A style of software development where the user describes what they want in plain language, accepts the AI-generated code without reading it, and iterates by pasting error messages back until it works.
Vibe coding is exactly what it sounds like. You describe the vibe of what you want, the AI writes the code, and you do not read it. If it works, great. If it breaks, you paste the error message back and let the AI fix it. Repeat until the thing does what you wanted.

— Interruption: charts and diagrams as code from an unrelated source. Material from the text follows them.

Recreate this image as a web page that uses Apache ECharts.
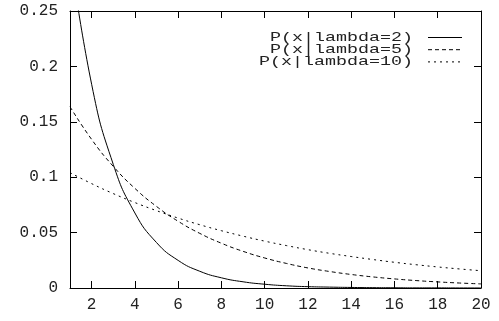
<!DOCTYPE html>
<html>
<head>
<meta charset="utf-8">
<script src="https://cdn.jsdelivr.net/npm/echarts@6/dist/echarts.min.js"></script>
<style>
  html, body { margin: 0; padding: 0; background: #fff; }
  #chart { width: 499px; height: 321px; }
</style>
</head>
<body>
<div id="chart"></div>
<script>
const xs = [1, 2, 3, 4, 5, 6, 7, 8, 9, 10, 11, 12, 13, 14, 15, 16, 17, 18, 19, 20];

const lambda2 = [0.3033, 0.1839, 0.1116, 0.0677, 0.0410, 0.0249, 0.0151, 0.0092, 0.0056, 0.0034, 0.0020, 0.0012, 0.0008, 0.0005, 0.0003, 0.0002, 0.0001, 0.0001, 0.00004, 0.00002];
const lambda5 = [0.1637, 0.1341, 0.1098, 0.0899, 0.0736, 0.0602, 0.0493, 0.0404, 0.0331, 0.0271, 0.0222, 0.0181, 0.0149, 0.0122, 0.0100, 0.0082, 0.0067, 0.0055, 0.0045, 0.0037];
const lambda10 = [0.1041, 0.0942, 0.0852, 0.0771, 0.0698, 0.0631, 0.0571, 0.0517, 0.0468, 0.0423, 0.0383, 0.0346, 0.0313, 0.0284, 0.0257, 0.0232, 0.0210, 0.0190, 0.0172, 0.0156];

const seriesNames = ['P(x|lambda=2)', 'P(x|lambda=5)', 'P(x|lambda=10)'];
const xTicks = [2, 4, 6, 8, 10, 12, 14, 16, 18, 20];

const FONT = 'Liberation Mono, DejaVu Sans Mono, monospace';
const dashes = [null, [4, 3], [2, 4]];

const chart = echarts.init(document.getElementById('chart'));

const toPairs = (ys) => xs.map((x, i) => [x, ys[i]]);

const axisCommon = {
  axisLine: { show: true, onZero: false, lineStyle: { color: '#000', width: 1 } },
  axisTick: { show: true, inside: true, length: 7, lineStyle: { color: '#000', width: 1 } },
  splitLine: { show: false },
};

// legend drawn by hand so the wide gnuplot lettering can be matched
const legendGraphics = [];
seriesNames.forEach((name, i) => {
  const y = 37.5 + i * 12.2;
  legendGraphics.push({
    type: 'text',
    x: 413,
    y: y,
    scaleX: 1.41,
    style: {
      text: name,
      font: '13px ' + FONT,
      fill: '#222',
      textAlign: 'right',
      textVerticalAlign: 'middle',
    },
  });
  legendGraphics.push({
    type: 'line',
    shape: { x1: 428, y1: y, x2: 462, y2: y },
    style: { stroke: '#000', lineWidth: 1, lineDash: dashes[i] || null },
  });
});

const option = {
  animation: false,
  grid: { left: 70, right: 18, top: 11, bottom: 33 },
  xAxis: [
    {
      ...axisCommon,
      type: 'value',
      min: 1,
      max: 20,
      position: 'bottom',
      axisTick: { ...axisCommon.axisTick, customValues: xTicks },
      axisLabel: {
        customValues: xTicks,
        color: '#222',
        fontFamily: FONT,
        fontSize: 16,
        margin: 9,
      },
    },
    {
      ...axisCommon,
      type: 'value',
      min: 1,
      max: 20,
      position: 'top',
      axisTick: { ...axisCommon.axisTick, customValues: xTicks },
      axisLabel: { show: false },
    },
  ],
  yAxis: [
    {
      ...axisCommon,
      type: 'value',
      min: 0,
      max: 0.25,
      interval: 0.05,
      position: 'left',
      axisLabel: {
        color: '#222',
        fontFamily: FONT,
        fontSize: 16,
        margin: 12,
      },
    },
    {
      ...axisCommon,
      type: 'value',
      min: 0,
      max: 0.25,
      interval: 0.05,
      position: 'right',
      axisLabel: { show: false },
    },
  ],
  series: [lambda2, lambda5, lambda10].map((ys, i) => ({
    name: seriesNames[i],
    type: 'line',
    data: toPairs(ys),
    smooth: 0.5,
    symbol: 'none',
    clip: true,
    lineStyle: { color: '#000', width: 1, type: dashes[i] || 'solid' },
  })),
  graphic: legendGraphics,
};

chart.setOption(option);
</script>
</body>
</html>
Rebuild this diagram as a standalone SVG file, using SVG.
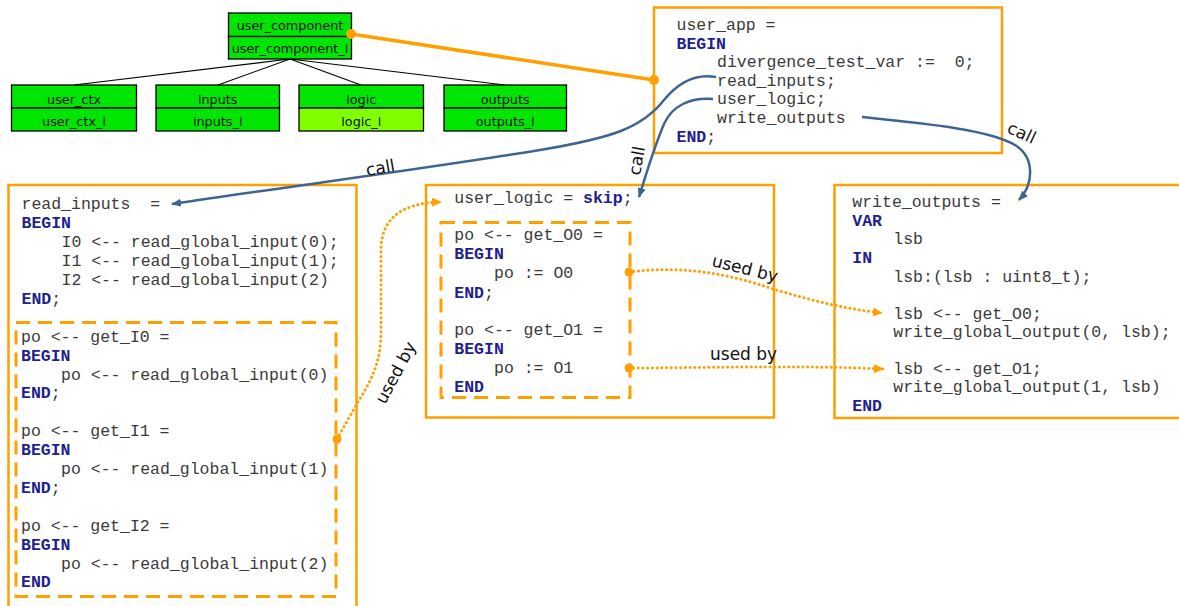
<svg xmlns="http://www.w3.org/2000/svg" width="1179" height="606" viewBox="0 0 1179 606">
<style>
.bg{fill:#ffffff}
.tb{stroke:#000;stroke-width:1.3}
.g{fill:#00e600}
.g2{fill:#80ff00}
.tt{font-family:"DejaVu Sans",sans-serif;font-size:12.8px;fill:#111;text-anchor:middle}
.edge{stroke:#000;stroke-width:1.1;fill:none}
.box{fill:none;stroke:#ffa000;stroke-width:2.5}
.dash{fill:none;stroke:#ffa000;stroke-width:3;stroke-dasharray:14 8}
.code{font-family:"Liberation Mono","Courier New",monospace;font-size:16.5px;fill:#3a3a3a;white-space:pre}
.kw{font-weight:bold;fill:#1f1f8f}
.call{fill:none;stroke:#3d6594;stroke-width:2.5}
.used{fill:none;stroke:#ffa000;stroke-width:3;stroke-dasharray:0.1 4.6;stroke-linecap:round}
.lbl{font-family:"DejaVu Sans",sans-serif;font-size:17px;fill:#111}
.odot{fill:#ffa000}
</style>
<defs>
<marker id="ab" markerWidth="10" markerHeight="8" refX="9" refY="4" orient="auto" markerUnits="userSpaceOnUse"><path d="M0,0 L10,4 L0,8 Z" fill="#3d6594"/></marker>
<marker id="ao" markerWidth="10" markerHeight="9" refX="9" refY="4.5" orient="auto" markerUnits="userSpaceOnUse"><path d="M0,0 L10,4.5 L0,9 Z" fill="#ffa000"/></marker>
</defs>
<rect class="bg" x="0" y="0" width="1179" height="606"/>

<g id="tree-edges">
<line class="edge" x1="290" y1="59" x2="74" y2="85"/>
<line class="edge" x1="290" y1="59" x2="218" y2="85"/>
<line class="edge" x1="290" y1="59" x2="361" y2="85"/>
<line class="edge" x1="290" y1="59" x2="505" y2="85"/>
</g>

<g id="user_component">
<rect class="g tb" x="228.5" y="13" width="123" height="23.5"/>
<rect class="g tb" x="228.5" y="36.5" width="123" height="22.5"/>
<text class="tt" x="290" y="29.5">user_component</text>
<text class="tt" x="290" y="52.5">user_component_i</text>
</g>
<g id="user_ctx">
<rect class="g tb" x="11.5" y="85" width="125" height="23"/>
<rect class="g tb" x="11.5" y="108" width="125" height="23"/>
<text class="tt" x="74" y="103.5">user_ctx</text>
<text class="tt" x="74" y="125.5">user_ctx_i</text>
</g>
<g id="inputs">
<rect class="g tb" x="156" y="85" width="123.5" height="23"/>
<rect class="g tb" x="156" y="108" width="123.5" height="23"/>
<text class="tt" x="217.7" y="103.5">inputs</text>
<text class="tt" x="217.7" y="125.5">inputs_i</text>
</g>
<g id="logic">
<rect class="g tb" x="299" y="85" width="124.5" height="23"/>
<rect class="g2 tb" x="299" y="108" width="124.5" height="23"/>
<text class="tt" x="361.3" y="103.5">logic</text>
<text class="tt" x="361.3" y="125.5">logic_i</text>
</g>
<g id="outputs">
<rect class="g tb" x="444" y="85" width="122.5" height="23"/>
<rect class="g tb" x="444" y="108" width="122.5" height="23"/>
<text class="tt" x="505.2" y="103.5">outputs</text>
<text class="tt" x="505.2" y="125.5">outputs_i</text>
</g>

<g id="user_app">
<rect class="box" x="654" y="7.5" width="348" height="145.5"/>
<text class="code" x="676.5" y="30">user_app =</text>
<text class="code kw" x="676.5" y="48.6">BEGIN</text>
<text class="code" x="717" y="67.2">divergence_test_var :=  0;</text>
<text class="code" x="717" y="85.8">read_inputs;</text>
<text class="code" x="717" y="104.4">user_logic;</text>
<text class="code" x="717" y="123">write_outputs</text>
<text class="code" x="676.5" y="141.6"><tspan class="kw">END</tspan>;</text>
</g>

<g id="read_inputs">
<rect class="box" x="8.5" y="185" width="348" height="425"/>
<text class="code" x="21.5" y="209">read_inputs  =</text>
<text class="code kw" x="21.5" y="228">BEGIN</text>
<text class="code" x="61.5" y="247">I0 &lt;-- read_global_input(0);</text>
<text class="code" x="61.5" y="266">I1 &lt;-- read_global_input(1);</text>
<text class="code" x="61.5" y="285">I2 &lt;-- read_global_input(2)</text>
<text class="code" x="21.5" y="304"><tspan class="kw">END</tspan>;</text>
</g>
<g id="get_I">
<rect class="dash" x="16" y="322.5" width="320" height="274"/>
<text class="code" x="21" y="341.7">po &lt;-- get_I0 =</text>
<text class="code kw" x="21" y="360.6">BEGIN</text>
<text class="code" x="61" y="379.5">po &lt;-- read_global_input(0)</text>
<text class="code" x="21" y="398.4"><tspan class="kw">END</tspan>;</text>
<text class="code" x="21" y="436.2">po &lt;-- get_I1 =</text>
<text class="code kw" x="21" y="455.1">BEGIN</text>
<text class="code" x="61" y="474">po &lt;-- read_global_input(1)</text>
<text class="code" x="21" y="492.9"><tspan class="kw">END</tspan>;</text>
<text class="code" x="21" y="530.7">po &lt;-- get_I2 =</text>
<text class="code kw" x="21" y="549.6">BEGIN</text>
<text class="code" x="61" y="568.5">po &lt;-- read_global_input(2)</text>
<text class="code kw" x="21" y="587.4">END</text>
</g>

<g id="user_logic">
<rect class="box" x="426" y="185" width="348" height="232.5"/>
<text class="code" x="454.3" y="203.3">user_logic = <tspan class="kw">skip</tspan>;</text>
</g>
<g id="get_O">
<rect class="dash" x="441" y="222.5" width="189" height="175"/>
<text class="code" x="454.3" y="240">po &lt;-- get_O0 =</text>
<text class="code kw" x="454.3" y="259.3">BEGIN</text>
<text class="code" x="494" y="278.3">po := O0</text>
<text class="code" x="454.3" y="297.7"><tspan class="kw">END</tspan>;</text>
<text class="code" x="454.3" y="335">po &lt;-- get_O1 =</text>
<text class="code kw" x="454.3" y="354">BEGIN</text>
<text class="code" x="494" y="372.7">po := O1</text>
<text class="code kw" x="454.3" y="391.7">END</text>
</g>

<g id="write_outputs">
<rect class="box" x="834.5" y="185" width="360" height="233"/>
<text class="code" x="852.3" y="206.7">write_outputs =</text>
<text class="code kw" x="852.3" y="225.7">VAR</text>
<text class="code" x="893.3" y="244.3">lsb</text>
<text class="code kw" x="852.3" y="262.7">IN</text>
<text class="code" x="893.3" y="281.7">lsb:(lsb : uint8_t);</text>
<text class="code" x="893.3" y="319">lsb &lt;-- get_O0;</text>
<text class="code" x="893.3" y="337.3">write_global_output(0, lsb);</text>
<text class="code" x="893.3" y="374">lsb &lt;-- get_O1;</text>
<text class="code" x="893.3" y="392.3">write_global_output(1, lsb)</text>
<text class="code kw" x="852.3" y="410.7">END</text>
</g>

<g id="connectors">
<line x1="351" y1="34" x2="654" y2="80" stroke="#ffa000" stroke-width="3.5"/>
<circle class="odot" cx="351" cy="34" r="5"/>
<circle class="odot" cx="654" cy="80" r="5"/>

<path class="call" d="M716,77 C694,73 677,84 664,100 C642,128 612,138 540,150 C430,168 300,185 172,204" marker-end="url(#ab)"/>
<path class="call" d="M713,99 C690,97 672,106 664,124 C653,150 646,175 639,197" marker-end="url(#ab)"/>
<path class="call" d="M862,117 C930,124 990,130 1015,145 C1036,158 1033,185 1019,200" marker-end="url(#ab)"/>
<text class="lbl" transform="translate(367,176) rotate(-10)">call</text>
<text class="lbl" transform="translate(640,176) rotate(-80)">call</text>
<text class="lbl" transform="translate(1006,132) rotate(25)">call</text>

<path class="used" d="M337,439 L358,402 C374,376 381,360 381,330 L381,250 C381,220 400,203 441,202" marker-end="url(#ao)"/>
<circle class="odot" cx="337" cy="439" r="4.5"/>
<path class="used" d="M629,272 C680,266 722,272 770,288 C805,299 845,309 882,313" marker-end="url(#ao)"/>
<circle class="odot" cx="629" cy="272" r="4.5"/>
<path class="used" d="M629,368 C700,368 800,365 883,369" marker-end="url(#ao)"/>
<circle class="odot" cx="629" cy="368" r="4.5"/>
<text class="lbl" transform="translate(385,405) rotate(-62)">used by</text>
<text class="lbl" transform="translate(711,266) rotate(14)">used by</text>
<text class="lbl" x="710" y="360">used by</text>
</g>
</svg>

The term entered the conversation in early 2025 and quickly became shorthand for a specific trade-off: accessibility for accountability. People who could not write code before can now build functional prototypes, internal tools, and small applications by describing what they want in plain English. The barrier to creating software dropped to near zero.
Where it works
Vibe coding is strong for prototyping, personal tools, one-off scripts, and proof-of-concept demos. Situations where speed matters more than durability and the consequences of bugs are low. A marketing manager building a quick data visualization for an internal meeting. A founder testing whether an idea has legs before investing in engineering. These are legitimate use cases.
Where it breaks down
The person using the tool does not understand the code that was generated. They cannot debug it, secure it, optimize it, or maintain it without returning to the AI for every change. For production systems that need to scale, handle sensitive data, or survive beyond next week, that dependency creates fragile software that nobody on the team can support.
Why it matters
Vibe coding is not a development methodology. It is a capability threshold. More people can now build functional software than at any point in history. That changes who participates in building technology and how fast ideas can be tested. The discipline question is knowing when vibe coding is the right approach and when the work demands something more rigorous.